The city of Riverside, for example, claims to have already reached the 50 percent diversion rate. Most of this diversion, however, is in the form of rubble, which the state doesn't normally count as trash. Riverside had to petition state authorities for a waiver from the standard rules for measuring diversions. It's good that Riverside has found a way of recycling some construction materials. But it's hard to see how taking asphalt and concrete someplace else is environmentally preferable to what's happening in Riverside's neighboring community of San Bernardino, where the diversion rate of about 25 percent is based on recycling real trash items such as cans, bottles, and newspapers.

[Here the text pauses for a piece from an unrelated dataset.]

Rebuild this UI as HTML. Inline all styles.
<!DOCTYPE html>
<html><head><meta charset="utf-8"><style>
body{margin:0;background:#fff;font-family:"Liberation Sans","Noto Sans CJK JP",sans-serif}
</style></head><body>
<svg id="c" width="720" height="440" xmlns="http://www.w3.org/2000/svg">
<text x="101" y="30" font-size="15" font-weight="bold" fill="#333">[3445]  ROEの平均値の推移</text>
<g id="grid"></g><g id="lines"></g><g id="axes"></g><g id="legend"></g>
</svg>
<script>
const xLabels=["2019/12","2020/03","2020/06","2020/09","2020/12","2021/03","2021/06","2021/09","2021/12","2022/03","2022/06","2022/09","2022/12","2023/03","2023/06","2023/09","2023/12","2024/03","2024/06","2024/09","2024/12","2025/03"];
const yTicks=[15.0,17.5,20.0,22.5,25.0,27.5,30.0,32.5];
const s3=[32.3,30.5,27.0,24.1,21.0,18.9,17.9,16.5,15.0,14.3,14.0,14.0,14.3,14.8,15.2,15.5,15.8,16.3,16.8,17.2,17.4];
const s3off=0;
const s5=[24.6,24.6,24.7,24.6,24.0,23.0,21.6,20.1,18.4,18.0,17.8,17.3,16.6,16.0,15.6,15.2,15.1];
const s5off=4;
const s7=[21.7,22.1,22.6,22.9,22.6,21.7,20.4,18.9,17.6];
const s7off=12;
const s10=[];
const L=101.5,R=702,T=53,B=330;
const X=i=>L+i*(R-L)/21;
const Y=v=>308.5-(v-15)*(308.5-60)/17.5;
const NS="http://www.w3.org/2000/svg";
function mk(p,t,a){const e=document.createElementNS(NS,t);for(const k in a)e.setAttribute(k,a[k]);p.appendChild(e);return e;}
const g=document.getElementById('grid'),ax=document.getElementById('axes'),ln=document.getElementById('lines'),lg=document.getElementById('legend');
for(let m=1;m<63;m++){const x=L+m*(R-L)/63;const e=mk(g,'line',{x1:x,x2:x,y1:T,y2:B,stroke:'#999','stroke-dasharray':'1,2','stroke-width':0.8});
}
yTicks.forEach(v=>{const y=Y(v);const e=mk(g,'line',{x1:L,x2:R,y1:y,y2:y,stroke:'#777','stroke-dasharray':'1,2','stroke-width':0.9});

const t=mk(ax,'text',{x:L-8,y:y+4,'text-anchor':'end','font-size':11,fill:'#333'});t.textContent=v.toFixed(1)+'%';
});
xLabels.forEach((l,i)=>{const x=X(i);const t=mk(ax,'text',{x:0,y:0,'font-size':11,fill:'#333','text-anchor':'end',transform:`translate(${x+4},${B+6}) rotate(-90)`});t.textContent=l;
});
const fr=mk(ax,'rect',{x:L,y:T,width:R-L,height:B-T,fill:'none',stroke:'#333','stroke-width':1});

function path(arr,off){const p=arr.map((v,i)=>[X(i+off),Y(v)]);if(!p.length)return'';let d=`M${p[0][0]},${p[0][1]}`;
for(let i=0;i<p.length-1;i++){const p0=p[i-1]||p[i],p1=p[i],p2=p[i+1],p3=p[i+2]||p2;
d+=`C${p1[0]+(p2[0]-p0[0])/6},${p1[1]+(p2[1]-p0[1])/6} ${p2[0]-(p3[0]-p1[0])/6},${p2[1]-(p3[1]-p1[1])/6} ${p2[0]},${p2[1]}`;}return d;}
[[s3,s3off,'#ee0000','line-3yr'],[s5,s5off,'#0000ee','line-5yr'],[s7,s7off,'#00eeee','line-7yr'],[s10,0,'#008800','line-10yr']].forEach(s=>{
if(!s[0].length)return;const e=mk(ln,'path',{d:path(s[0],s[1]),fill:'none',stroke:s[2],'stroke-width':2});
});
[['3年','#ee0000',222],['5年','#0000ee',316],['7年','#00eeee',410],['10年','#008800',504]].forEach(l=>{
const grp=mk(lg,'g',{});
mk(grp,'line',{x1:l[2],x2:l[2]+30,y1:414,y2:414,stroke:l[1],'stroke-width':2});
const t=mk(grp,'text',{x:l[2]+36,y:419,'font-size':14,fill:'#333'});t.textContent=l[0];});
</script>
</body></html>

The city of Covina increased its 1990 rate by asserting that a lot of trash used to be hauled to their landfill by do-it-yourselfers whose contributions hadn't previously been taken into account. There is nothing inherently dishonest about what Riverside, Covina and others are doing. But it would make more economic and environmental sense to improve recycling programs rather than to keep fine-tuning those 1990 estimates in order to meet a bureaucratic state formula.
This
preoccupation with 1990 numbers, however, does suggest how difficult many
communities think it will be to reach a "real" 50 percent recycling
rate. One reason it's so hard is that we're already recycling most of the
most valuable and accessible items: cardboard boxes, newspapers and various
cans and bottles. Most of the rest of trash - meat wraps, paper towels, kitty
litter and food scraps, for example - has one or more negatives. Either it's
hard to collect, difficult to process, or it has almost no value.
There are other problems. It is more difficult and expensive to recycle in rural areas than in urban areas. Within cities, the rate of compliance with a community's recycling goals varies widely, often in accordance with people's income. And since much recycling depends on voluntary activities, we can't force everyone to cooperate.
Finally, to make these programs at all cost-effective, we need to sell our recyclables. That's not always easy, since prices for these commodities tend to soften periodically. Moreover, negative environmental impacts increase as recovered materials are trucked greater distances for processing and more resources are needed to process even dirtier recyclables.
Some recycling enthusiasts nevertheless insist that even 50 percent recycling is not good enough. A group calling itself the Grassroots Recycling Network, for example, is preparing plans to promote a zero-waste concept.
Recycling of municipal trash has been a great American success story. There's no question that it's here to stay and that most of it has been good for the environment. But we don't need another set of costly and legalistic mandates. If 50 percent recycling is difficult to reach, the solution isn't to shoot for 100 percent.